A poem of witness looks out from the self, towards the world, its social, political and historical aspects. It witnesses other people’s lives.
One of the risks of writing about what we know, about ourselves, our lives and experiences, is that we can become trapped by our own self-importance, our own viewpoint of the world as defined by race, gender, values, beliefs.
However, I’m not saying that a poem about a world event has any more value than a poem about our grandmother. We need to write from our own experience, and some poets do that almost entirely, but it’s good to remind ourselves that experience can be imaginative as well as physical. We can write about lives and events that are beyond our direct experience, the link to them being that we care, and what we care about we tend to put into writing. And if we care enough, other people will care too.

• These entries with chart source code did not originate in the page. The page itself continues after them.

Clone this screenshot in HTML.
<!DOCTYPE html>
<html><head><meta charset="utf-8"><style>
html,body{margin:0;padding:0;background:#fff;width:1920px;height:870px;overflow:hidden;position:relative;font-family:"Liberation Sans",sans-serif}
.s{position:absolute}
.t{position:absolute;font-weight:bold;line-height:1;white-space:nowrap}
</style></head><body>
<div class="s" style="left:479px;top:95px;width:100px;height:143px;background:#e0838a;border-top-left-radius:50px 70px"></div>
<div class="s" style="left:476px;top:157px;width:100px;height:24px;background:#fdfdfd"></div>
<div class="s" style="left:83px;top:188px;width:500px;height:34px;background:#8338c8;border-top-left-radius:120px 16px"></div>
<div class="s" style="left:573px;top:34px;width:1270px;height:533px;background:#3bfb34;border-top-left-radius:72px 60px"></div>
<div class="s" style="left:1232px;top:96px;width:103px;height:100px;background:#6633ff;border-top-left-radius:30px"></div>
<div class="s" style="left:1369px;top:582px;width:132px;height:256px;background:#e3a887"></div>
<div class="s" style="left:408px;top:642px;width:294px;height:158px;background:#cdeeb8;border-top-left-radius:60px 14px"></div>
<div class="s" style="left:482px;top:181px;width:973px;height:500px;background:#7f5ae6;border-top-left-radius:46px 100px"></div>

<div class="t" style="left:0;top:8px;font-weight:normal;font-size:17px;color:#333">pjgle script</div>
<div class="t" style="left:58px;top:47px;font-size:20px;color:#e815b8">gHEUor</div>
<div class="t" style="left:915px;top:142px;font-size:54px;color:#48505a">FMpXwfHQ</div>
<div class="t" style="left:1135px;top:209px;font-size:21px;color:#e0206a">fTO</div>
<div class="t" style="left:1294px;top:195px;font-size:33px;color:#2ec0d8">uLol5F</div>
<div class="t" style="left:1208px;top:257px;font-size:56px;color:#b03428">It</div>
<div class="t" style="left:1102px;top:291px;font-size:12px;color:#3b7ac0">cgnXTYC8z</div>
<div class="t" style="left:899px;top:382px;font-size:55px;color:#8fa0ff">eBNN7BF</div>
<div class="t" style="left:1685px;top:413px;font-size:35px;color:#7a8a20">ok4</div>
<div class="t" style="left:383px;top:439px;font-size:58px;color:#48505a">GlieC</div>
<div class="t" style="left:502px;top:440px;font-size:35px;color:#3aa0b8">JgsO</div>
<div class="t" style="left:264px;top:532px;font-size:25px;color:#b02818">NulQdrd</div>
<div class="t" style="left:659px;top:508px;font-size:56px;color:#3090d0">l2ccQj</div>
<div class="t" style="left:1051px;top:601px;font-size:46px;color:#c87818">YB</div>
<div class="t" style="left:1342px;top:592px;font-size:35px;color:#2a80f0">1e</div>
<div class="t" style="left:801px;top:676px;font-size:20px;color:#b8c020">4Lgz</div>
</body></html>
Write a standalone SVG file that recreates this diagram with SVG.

Here’s a poem by the wonderful poet, editor and children’s picture book writer, Mara Bergman. Some of you might remember the news-story from a few years ago.
Two babies in one,
fused at the spine, joined
at the abdomen, their limbs
ramrodded at right angles.
Nine months in the making.
And then a second trick –
in less than a day, a team of experts
separates bone, flesh, a body
from its heart, and magically
the girls are free, apart for an instant
before one is able to live
without having to pump blood
for two, breathe for two, drag
her sister’s body. She’ll survive
through little tricks: the first,
to ease the strain of being alone,
one cold mirror
placed beside her.
I remember Mara bringing this to a workshop, and I remember being so moved by it. It’s deceptively simple. The straightforward language disguises the amount of craft that has gone into its making, e.g. the weight of the words fused, joined and ramrodded in the first stanza, the ordered progression of the stanzas which complements what’s happening in the poem, the line and stanza break at magically/ which gives me the sensation of the magician’s cloth being suddenly pulled away, and the image in the last two lines which manages to be both cold and caring. I particularly like that closing image for the contrasting ideas it suggests. Magic is often accomplished through the use of mirrors, though historically a mirror was also used to check to see if someone was breathing. There’s so much to say about this poem I could probably write a short essay about it!
So here’s your challenge:
Find a news story, or remember a story (or an image) that has affected you, and write a poem based around that. Try and stay ‘invisible’ as Mara has done in her poem. Bear witness to the event without commenting on yourself. Let your description be significant too: let the images carry ideas and meaning, and work consciously with form: ask yourself how what the poem is about, its emotional drive, can be communicated in your line lengths and breaks and in the stanza formation.